Quote:However, "manipulating" is very much part of astronomy. For example, no human eye would ever see the Cat's Eye Nebula as the bright, green/red object from many well-known images. Indeed, most of what the Hubble telescope (if you believe in its existence) produces is the result of very long exposures. Indeed the same could be said for the vast majority of astronomical images from any source including my own DSLR. Manipulation is therefore the norm, and one man's manipulation will produce a different looking image than the next. But neither are "fake" - they represent reality, over a longer timeframe. Or reality if you were several light years nearer, and had the eye sensitivity of a barn owl. The point is just to help visualise what is there, and visualize it in different ways (see for example the myriad shots of the Sun taken with hydrgogen alpha and any number of other filters).
Again, all of this is irrelevant. We know that some degree of editing takes place and with good reason. But there's a big difference between attempting to render non-visible radiation in false colour and FAKING images. I'm sure you can grasp the distinction.
Quote:I think overall your error is forgetting that the human eye can only se a tiny part of the electromagnetic spectrum, and only at high illumination levels. You are taking the 2+2 of standard attempts to image standard views, and making 666.
No, you are rambling on about any number of issues which aren't issues.
Quote:Now, I think that has dealt with the "Astronomy" aspect of this discussion. I don't really think we need to go down NASA conspiracy roads here as it would again derail it. I would be happy to continue rational discussion in a NASA conspiracy or whatever thread if you want to start one but this is just to draw people's attention to what they can go out and see in the night sky, which does include Mars (if you believe that it exists as a planet and is not a NASA holograph).

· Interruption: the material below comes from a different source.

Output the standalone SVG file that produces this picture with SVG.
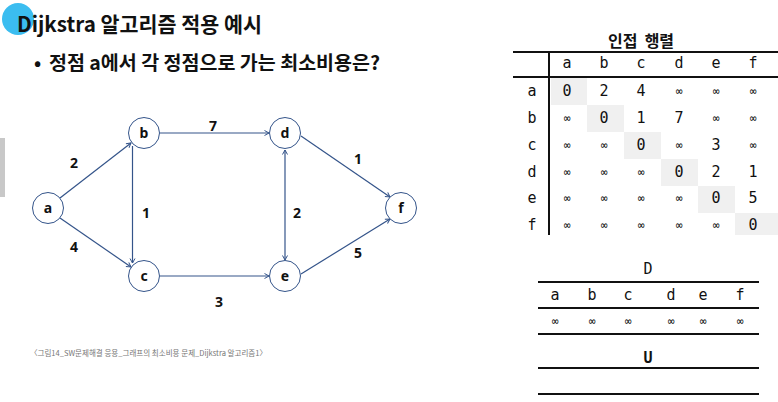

Erm ... in case you didn't know science is and has never been about arguments from authority. If it were the church would still be running the whole show. The linked video provides EVIDENCE to support a THEORY seeking to explain OBSERVED PHENOMENA. Now, we can agree or disagree about the validity of the evidence and the theory - but don't think for one moment that it doesn't meet the criteria of science. Most of the people linked to in the presentation are scientists themselves. Two even work for NASA.